Problem details
Show all lines from the listing below that contain "Convert".

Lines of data

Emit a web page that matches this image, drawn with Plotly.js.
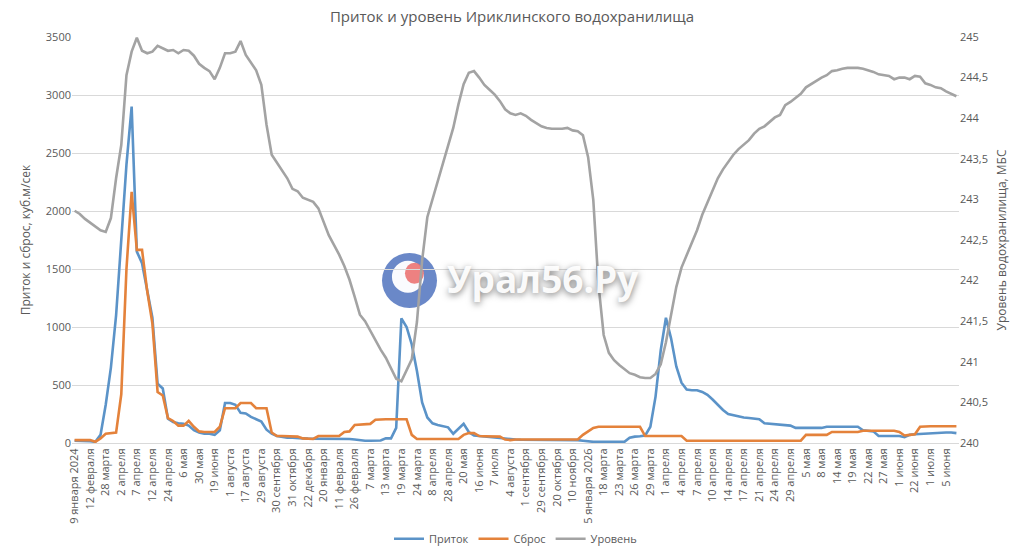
<!DOCTYPE html>
<html>
<head>
<meta charset="utf-8">
<script src="https://cdn.plot.ly/plotly-3.0.1.min.js"></script>
<style>html,body{margin:0;padding:0;background:#fff;}#chart{width:1024px;height:551px;}</style>
</head>
<body>
<div id="chart"></div>
<script>
// Tick labels (one label for every 3rd category)
const tickLabels = [
  "9 января 2024","12 февраля","28 марта","2 апреля","7 апреля","12 апреля","24 апреля","6 мая","30 мая","19 июня",
  "1 августа","17 августа","29 августа","30 сентября","31 октября","22 декабря","20 января","11 февраля","26 февраля","7 марта",
  "13 марта","19 марта","24 марта","8 апреля","28 апреля","20 мая","16 июня","7 июля","4 августа","1 сентября",
  "29 сентября","20 октября","10 ноября","15 января 2026","18 марта","23 марта","26 марта","29 марта","1 апреля","4 апреля",
  "7 апреля","10 апреля","14 апреля","17 апреля","21 апреля","24 апреля","29 апреля","5 мая","8 мая","14 мая",
  "19 мая","22 мая","27 мая","1 июня","22 июня","1 июля","5 июня"
];
const labelStep = 3;

// Приток, куб.м/сек
const inflow = [
  20,20,20,15,10,70,330,650,1100,1740,
  2400,2900,1650,1550,1310,1080,510,470,210,180,
  170,165,150,110,90,80,80,70,110,345,
  345,330,260,255,225,205,185,115,80,60,
  50,45,45,40,40,38,38,38,38,38,
  38,35,35,35,30,22,20,20,20,22,
  40,40,130,1075,1000,850,620,350,220,170,
  155,145,135,80,120,165,95,65,60,55,
  50,45,40,35,30,30,28,28,25,25,
  28,28,25,25,28,28,28,25,20,12,
  10,10,10,10,10,10,10,45,55,58,
  65,140,400,800,1080,900,660,520,460,455,
  455,440,415,375,330,285,250,240,228,220,
  215,210,205,170,165,162,160,155,150,130,
  130,130,130,130,130,140,140,140,140,140,
  140,140,110,105,100,60,60,60,60,60,
  50,70,75,78,82,86,90,90,90,90,
  85
];

// Сброс, куб.м/сек
const release = [
  25,25,25,25,10,40,80,85,90,420,
  1500,2165,1665,1665,1310,1030,440,410,215,190,
  150,150,190,140,100,95,95,95,140,300,
  300,300,345,345,345,300,300,300,90,60,
  60,58,58,55,40,35,35,60,60,60,
  60,60,95,100,155,160,160,165,200,205,
  205,205,205,205,205,70,35,35,35,35,
  35,35,35,35,35,70,85,85,60,58,
  58,55,55,30,25,30,30,30,30,30,
  30,30,30,30,30,30,30,30,70,100,
  130,140,140,140,140,140,140,140,140,140,
  60,60,60,60,60,60,60,60,20,20,
  20,20,20,20,20,20,20,20,20,20,
  20,20,20,20,20,20,20,20,20,20,
  20,70,70,70,70,70,95,95,95,95,
  95,95,105,105,105,105,105,105,105,95,
  65,70,75,140,145,145,145,145,145,145,
  145
];

// Уровень водохранилища, м БС
const level = [
  242.86,242.82,242.76,242.71,242.67,242.62,242.60,242.77,243.26,243.67,
  244.53,244.82,244.99,244.83,244.80,244.82,244.89,244.86,244.83,244.84,
  244.80,244.84,244.83,244.77,244.67,244.62,244.58,244.48,244.62,244.80,
  244.80,244.82,244.95,244.78,244.69,244.59,244.41,243.92,243.55,243.45,
  243.36,243.26,243.13,243.10,243.02,242.99,242.97,242.89,242.72,242.56,
  242.44,242.32,242.18,242.01,241.80,241.58,241.50,241.38,241.26,241.15,
  241.05,240.92,240.79,240.76,240.90,241.03,241.49,242.25,242.78,243.00,
  243.23,243.46,243.68,243.88,244.17,244.42,244.56,244.58,244.50,244.41,
  244.35,244.29,244.21,244.11,244.06,244.04,244.06,244.03,243.98,243.94,
  243.90,243.88,243.87,243.87,243.87,243.88,243.85,243.84,243.79,243.52,
  242.99,241.95,241.33,241.11,241.02,240.96,240.91,240.86,240.84,240.81,
  240.80,240.80,240.85,240.97,241.24,241.60,241.92,242.16,242.32,242.46,
  242.62,242.81,242.96,243.10,243.26,243.37,243.46,243.55,243.62,243.67,
  243.73,243.81,243.87,243.90,243.95,244.01,244.04,244.16,244.20,244.25,
  244.30,244.38,244.42,244.47,244.50,244.53,244.58,244.59,244.61,244.62,
  244.62,244.62,244.61,244.59,244.57,244.54,244.53,244.52,244.48,244.50,
  244.50,244.48,244.52,244.51,244.43,244.41,244.38,244.37,244.33,244.30,
  244.27
];

const idx = inflow.map((_, i) => i);
const tickVals = tickLabels.map((_, j) => j * labelStep);

const FONT = '"Open Sans", "Noto Sans", sans-serif';
const TXT = '#595959';

const traces = [
  {x: idx, y: inflow, name: 'Приток', type: 'scatter', mode: 'lines',
   line: {color: '#5b93c8', width: 2.6}, yaxis: 'y'},
  {x: idx, y: release, name: 'Сброс', type: 'scatter', mode: 'lines',
   line: {color: '#e4823b', width: 2.6}, yaxis: 'y'},
  {x: idx, y: level, name: 'Уровень', type: 'scatter', mode: 'lines',
   line: {color: '#a3a3a3', width: 2.6}, yaxis: 'y2'}
];

const layout = {
  width: 1024, height: 551,
  margin: {l: 72, r: 65, t: 37, b: 108, autoexpand: false},
  paper_bgcolor: '#ffffff', plot_bgcolor: '#ffffff',
  separators: ', ',
  font: {family: FONT, color: TXT, size: 11},
  title: {text: 'Приток и уровень Ириклинского водохранилища',
          font: {family: FONT, size: 15, color: TXT}, x: 0.5, xanchor: 'center', y: 0.97, yanchor: 'middle', yref: 'container'},
  showlegend: true,
  legend: {orientation: 'h', x: 0.5, xanchor: 'center', y: -0.236, yanchor: 'middle',
           font: {family: FONT, size: 11, color: TXT}, itemwidth: 30, tracegroupgap: 0},
  xaxis: {range: [-0.5, inflow.length - 0.5], tickmode: 'array', tickvals: tickVals, ticktext: tickLabels,
          tickangle: -90, tickfont: {family: FONT, size: 11, color: TXT}, showgrid: false, automargin: false,
          showline: true, linecolor: '#d9d9d9', linewidth: 1, ticks: '', zeroline: false, fixedrange: true},
  yaxis: {range: [0, 3500], dtick: 500, tick0: 0, showgrid: true, gridcolor: '#d9d9d9', gridwidth: 1,
          zeroline: false, showline: false, ticks: '', automargin: false, tickfont: {family: FONT, size: 11, color: TXT},
          title: {text: 'Приток и сброс, куб.м/сек', font: {family: FONT, size: 12, color: TXT}, standoff: 12}},
  yaxis2: {range: [240, 245], dtick: 0.5, tick0: 240, overlaying: 'y', side: 'right', showgrid: false,
           zeroline: false, showline: false, ticks: '', automargin: false, tickfont: {family: FONT, size: 11, color: TXT},
           title: {text: 'Уровень водохранилища, МБС', font: {family: FONT, size: 12, color: TXT}, standoff: 10}},
  shapes: [
    {type: 'circle', xref: 'paper', yref: 'paper', x0: 0.3495, x1: 0.4115, y0: 0.3325, y1: 0.4680,
     fillcolor: 'rgba(80,115,190,0.85)', line: {width: 0}, layer: 'between'},
    {type: 'circle', xref: 'paper', yref: 'paper', x0: 0.3607, x1: 0.3968, y0: 0.3700, y1: 0.4490,
     fillcolor: 'rgba(255,255,255,0.97)', line: {width: 0}, layer: 'between'},
    {type: 'circle', xref: 'paper', yref: 'paper', x0: 0.3754, x1: 0.3968, y0: 0.3920, y1: 0.4440,
     fillcolor: 'rgba(235,115,115,0.9)', line: {width: 0}, layer: 'between'}
  ],
  annotations: [
    {text: '<b>Урал56.Ру</b>', xref: 'paper', yref: 'paper', x: 0.4205, y: 0.405, xanchor: 'left', yanchor: 'middle',
     showarrow: false, font: {family: FONT, size: 37, color: 'rgba(255,255,255,0.95)',
     shadow: '0px 2px 7px rgba(0,0,0,0.55)'}}
  ]
};

Plotly.newPlot('chart', traces, layout, {displayModeBar: false, staticPlot: true});
</script>
</body>
</html>
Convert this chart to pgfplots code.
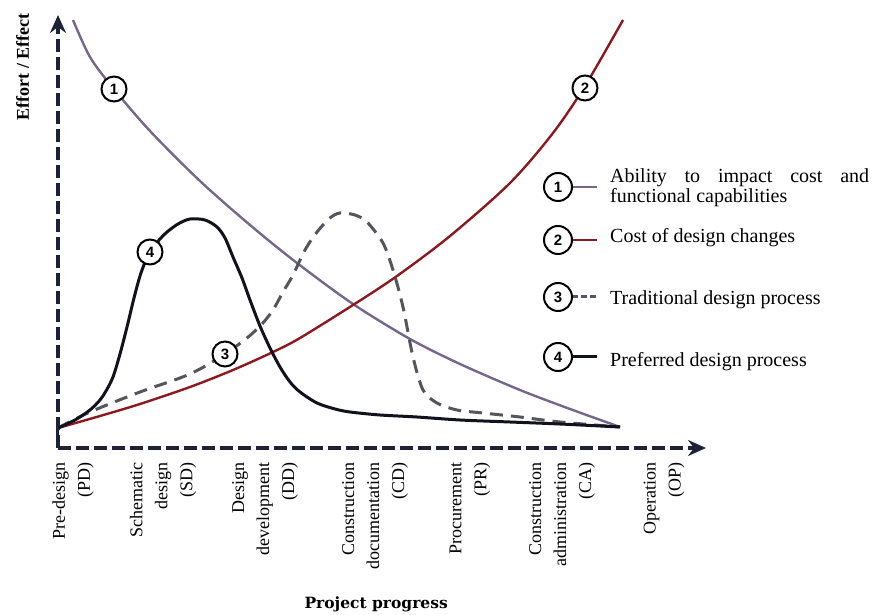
\documentclass[border=0pt]{standalone}
\usepackage{pgfplots}
\pgfplotsset{compat=1.18}
\usepackage{fontspec}
\setmainfont{Liberation Serif}
\newfontfamily\dejaserif{DejaVu Serif}
\newfontfamily\numfont{Liberation Sans}
\usetikzlibrary{arrows.meta}
\definecolor{axnavy}{RGB}{28,34,56}
\definecolor{cpurple}{RGB}{118,102,140}
\definecolor{cred}{RGB}{140,25,30}
\definecolor{cgray}{RGB}{85,85,95}
\definecolor{cblack}{RGB}{18,18,30}
\tikzset{
  numc/.style={circle, draw=black, line width=2pt, fill=white, minimum size=25pt, inner sep=0pt,
    font=\numfont\bfseries\fontsize{15}{15}\selectfont},
  legc/.style={numc, minimum size=28pt},
}
\begin{document}
\begin{tikzpicture}
\begin{axis}[
  scale only axis, width=648pt, height=433pt,
  xmin=58, xmax=706, ymin=0, ymax=433,
  axis lines=left, clip=false,
  axis line style={axnavy, line width=4pt, dash pattern=on 13pt off 5pt,
    -{Stealth[length=18pt,width=16pt,inset=6pt]}},
  xtick={73,163,265,375,470,562,664},
  xticklabels={{Pre-design\\(PD)},{Schematic\\design\\(SD)},{Design\\development\\(DD)},{Construction\\documentation\\(CD)},{Procurement\\(PR)},{Construction\\administration\\(CA)},{Operation\\(OP)}},
  ytick=\empty, major tick length=0pt,
  xticklabel style={rotate=90, anchor=east, align=right, inner sep=0pt,
    font=\fontsize{18}{25}\selectfont},
  xticklabel shift=14pt,
  xlabel={Project progress},
  xlabel style={at={(axis description cs:0.491,-0.360)}, anchor=center,
    font=\dejaserif\bfseries\fontsize{15.5}{16}\selectfont},
  ylabel={Effort / Effect},
  ylabel style={at={(axis description cs:-0.0545,0.88)}, anchor=center,
    font=\bfseries\fontsize{18}{18}\selectfont},
]
% 1: ability to impact cost
\addplot[cpurple, line width=2.4pt, smooth, tension=0.5] coordinates {
(73,428) (90,391) (113,360) (150,317) (200,267) (250,223) (297,185)
(353,144) (410,109) (460,84) (520,58) (570,39) (620,21)};
% 2: cost of design changes
\addplot[cred, line width=2.4pt, smooth, tension=0.5] coordinates {
(58,20) (100,32) (140,44) (190,61) (233,78) (273,96) (300,110) (353,143)
(397,172) (450,212) (510,265) (553,315) (585,362) (623,428)};
% 3: traditional design process
\addplot[cgray, line width=3pt, dash pattern=on 13pt off 8pt, smooth, tension=0.5] coordinates {
(58,20) (90,36) (140,56) (180,70) (200,79) (225,94) (247,110) (262,124) (273,138)
(283,156) (293,173) (305,198) (317,216) (330,230) (340,235) (355,233) (367,226)
(383,205) (393,178) (403,141) (413,91) (423,58) (437,45) (457,38) (483,35)
(520,31) (560,26) (620,21)};
% 4: preferred design process
\addplot[cblack, line width=3pt, smooth, tension=0.5] coordinates {
(58,20) (75,28) (90,38) (100,48) (106,57) (113,71) (120,94) (127,121) (134,150)
(140,172) (146,188) (153,200) (160,209) (167,216) (178,224) (190,229) (205,228)
(217,221) (225,210) (233,191) (242,170) (250,148) (260,122) (270,100) (280,81)
(290,66) (300,56) (317,45) (335,39) (350,36) (380,33) (417,31) (460,28) (510,26)
(560,24) (620,21)};
% solid base of y axis
\draw[axnavy, line width=3pt] (axis cs:58,0) -- (axis cs:58,20);
% curve labels
\node[numc] at (axis cs:114,359) {1};
\node[numc] at (axis cs:585,360) {2};
\node[numc] at (axis cs:225,94) {3};
\node[numc] at (axis cs:150,196) {4};
% legend
\draw[cpurple, line width=2.4pt] (axis cs:570,261) -- (axis cs:597,261);
\draw[cred, line width=2.4pt] (axis cs:570,208) -- (axis cs:597,208);
\draw[cgray, line width=3pt, dash pattern=on 6pt off 3pt] (axis cs:572,151) -- (axis cs:597,151);
\draw[cblack, line width=3pt] (axis cs:570,91) -- (axis cs:597,91);
\node[legc] at (axis cs:558,261) {1};
\node[legc] at (axis cs:558,208) {2};
\node[legc] at (axis cs:558,151) {3};
\node[legc] at (axis cs:558,91) {4};
\node[anchor=west, align=left, inner sep=0pt, font=\fontsize{20}{20}\selectfont] at (axis cs:610,260)
  {\makebox[259pt][s]{Ability to impact cost and}\\functional capabilities};
\node[anchor=west, inner sep=0pt, font=\fontsize{20}{20}\selectfont] at (axis cs:610,210) {Cost of design changes};
\node[anchor=west, inner sep=0pt, font=\fontsize{20}{20}\selectfont] at (axis cs:610,148) {Traditional design process};
\node[anchor=west, inner sep=0pt, font=\fontsize{20}{20}\selectfont] at (axis cs:610,86) {Preferred design process};
\coordinate (bbl) at (axis cs:0,-167);
\coordinate (btr) at (axis cs:873,448);
\end{axis}
\pgfresetboundingbox
\path (bbl) rectangle (btr);
\end{tikzpicture}
\end{document}
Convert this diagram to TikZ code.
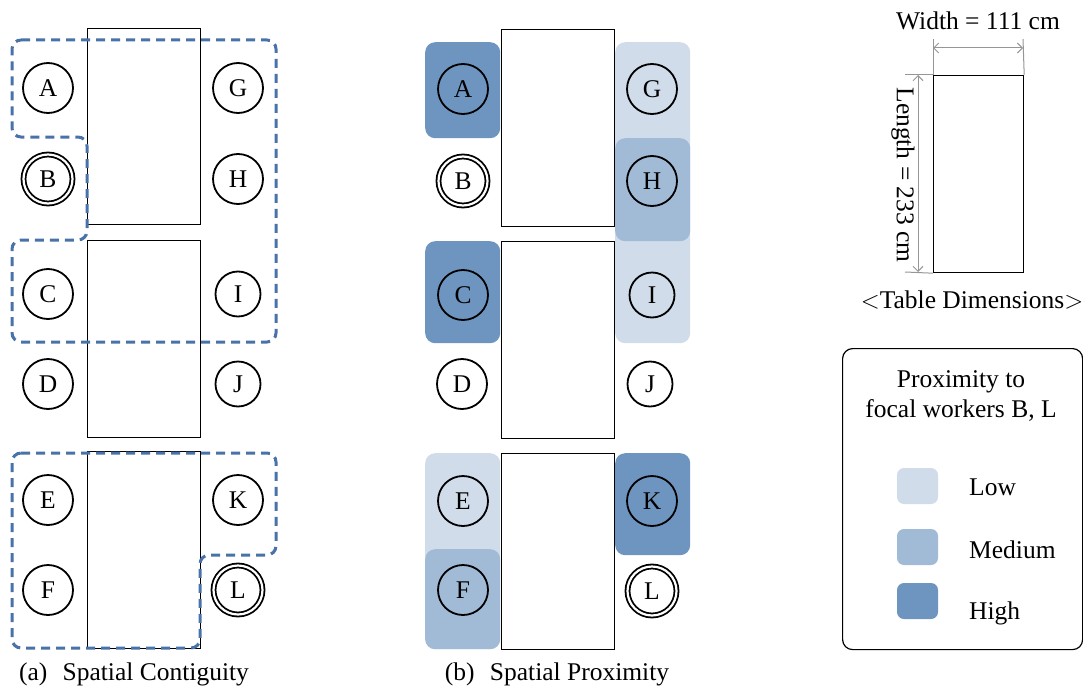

Exercise output
Convert this chart to pgfplots code.
Convert this diagram to TikZ code.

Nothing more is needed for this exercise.